Who is the Governor?

  • The Governor's position is established under Article 153 of the Constitution.
  • The Governor is appointed by the President of India and is the chief executive of the State.
  • In India, the Governor plays an important role in the legislative process at the state level.
  • The Governor is the Constitutional head of the state and has powers and responsibilities related to the enactment of state bills.
  • The key powers of the Governor over state bills are outlined in the Constitution of India under Article 200.

What is Article 200 of Constitution of India, 1950?

  • When a Bill has been passed by the Legislative Assembly of a State or, in the case of a State having a Legislative Council, has been passed by both Houses of the Legislature of the State, it shall be presented to the Governor.
  • And the Governor shall declare either that he assents to the Bill or that he withholds assent therefrom or that he reserves the Bill for the consideration of the President.
  • Governor may, as soon as possible after the presentation to him of the Bill for assent, return the Bill if it is not a Money Bill together with a message requesting that the House or Houses will reconsider the Bill or any specified provisions thereof and, in particular, will consider the desirability of introducing any such amendments as he may recommend in his message.
  • And, when a Bill is returned, the House or Houses shall reconsider it accordingly, and if the Bill is passed again by the House or Houses with or without amendment and presented to the Governor for assent, the Governor shall not withhold assent therefrom.
  • If the Governor has not given assent to the bill, he shall reserve it for the consideration of the President.
    • If a bill, after being presented to the Governor for assent, is reserved for the consideration of the President of India, the Governor must act according to the instructions received from the President.

What are the Other Powers of the Governor?

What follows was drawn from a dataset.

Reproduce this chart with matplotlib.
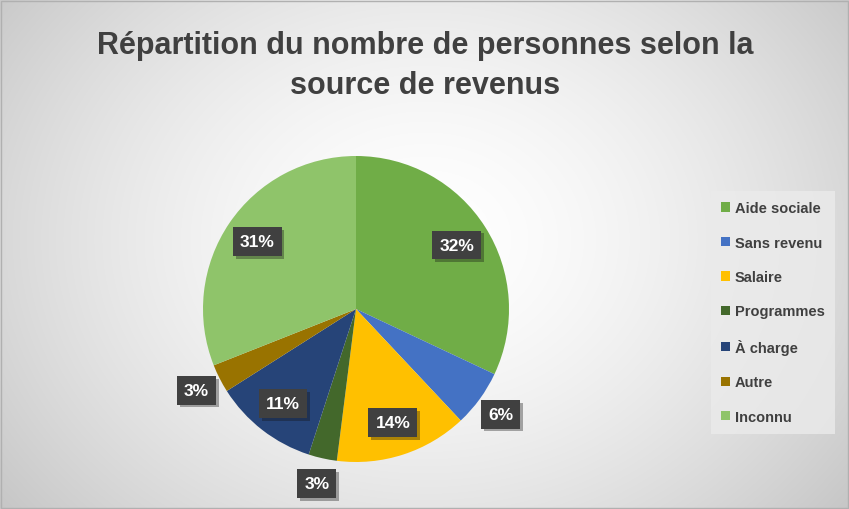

  • Summoning and Proroguing the State Legislature:
    • Under Article 174 of the Constitution, the Governor has the authority to summon and prorogue the sessions of the state legislature.
    • The Governor addresses the legislature at the beginning of each session, outlining the government's policies and programs.
  • Dissolution of the State Legislative Assembly:
    • Under Article 174 of the Constitution, the Governor can recommend the dissolution of the Legislative Assembly if no party or coalition is able to form a government or if the Chief Minister advises the dissolution.
    • However, this power is exercised under specific circumstances and is not entirely discretionary.
  • Special Address by Governor:
    • This power is utilized by the Governor at the commencement of the first session after each general election to the Legislative Assembly and at the commencement of the first session of each year.
    • Under Article 176 of the Constitution, the Governor shall address the Legislative Assembly or, in the case of a State having a Legislative Council, both Houses assembled together and inform the Legislature of the causes of its summons.
  • Money Bills:
    • Similar to the President's powers at the national level, the Governor's role in relation to money bills is limited.
    • The Governor can only delay the assent on which recommendations can be made, but the legislature is not bound to accept them.
  • Call for a Floor Test:
    • The Governor has the power to call for a floor test to check if the government has proper numbers or not under Article 175(2) of the Constitution.
      • Article 175 (2) states that “The Governor may sent messages to the House or Houses of the Legislature of the State, whether with respect to a Bill then pending in the Legislature or otherwise, and a House to which any message is so sent shall with all convenient dispatch consider any matter required by the message to be taken into consideration”.

What is a Floor Test?

    • It is test mentioned in the Constitution of India to prove the majority of ruling government.
    • The floor test happens to examine if the Chief Minister has confidence of other members too.
    • In the case of a coalition government the Chief Minister is asked to move a vote of confidence and win the floor test by gaining a majority.


The Governor's powers are exercised within the framework of the Constitution of India, and the role is largely ceremonial. The Governor is expected to act on the advice of the Council of Ministers led by the Chief Minister, except in situations where discretion is explicitly granted by the Constitution.